In the academic sense, an annuity is payable annually for a term of years and a perpetuity is payable annually forever. An annuity has an end date and a perpetuity does not.
Many commonly seen annuities are structured to pay until death of the recipient, which for the issuer can be averaged and anticipated using actuarial tables (i.e. the anticipated average number of years for the aggregate is known, even though individual payees may live longer or shorter lives). This is still analyzed as an annuity for a term of years.
An annuity may be payable upon retirement, but there's no financial reason you couldn't delay a perpetuity by a term of years. You'd value it as a perpetuity, but discount it for the future value based on the retirement date. I don't believe anybody does this currently. You could also index a perpetuity, but of course that would raise its cost to purchase at the front end.
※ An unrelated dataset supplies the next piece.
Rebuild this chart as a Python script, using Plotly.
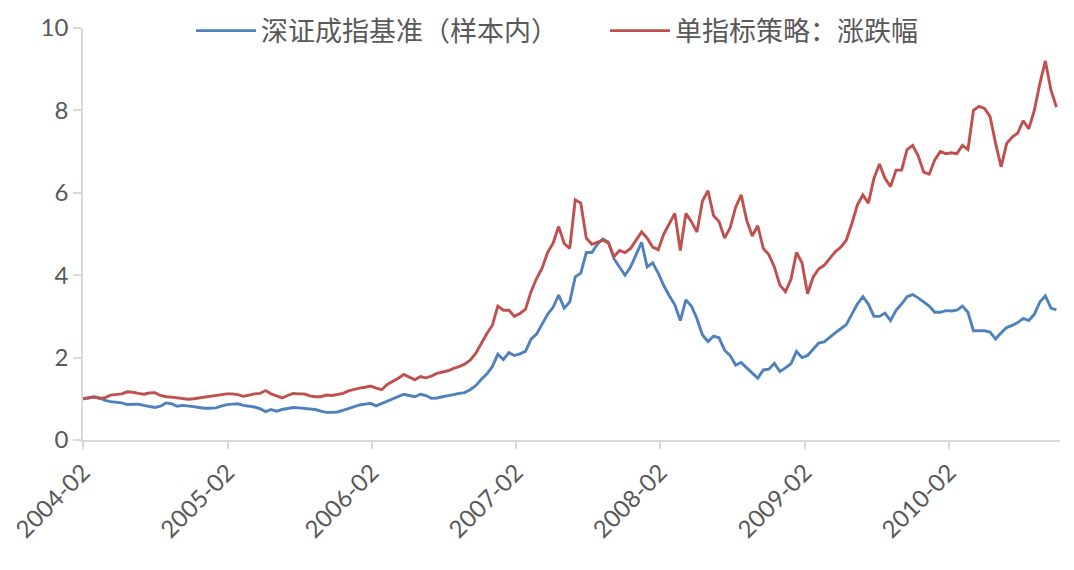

Tax treatment of annuities can be favorable to the extent that insurance rules are more favorable than one might expect. But the payment of interest is generally ordinary income under IRC §61, whether it is payable every year or for a term of years.
The last difference you list is the actual rule. Perpetuities are payable forever, so do not cease with death. An annuity that ceases with death is payable only for a term of years (even though the term may not be known ahead of time for any individual annuitant). A perpetuity continues paying, so it's just a stream of income. Of course, perpetuities could be called back by the issuer in exchange for some value (possibly a cash settlement sum or determined by a formula), which terminates the perpetuity obligation. But the mathematical valuation is still based on the idea of endless payment.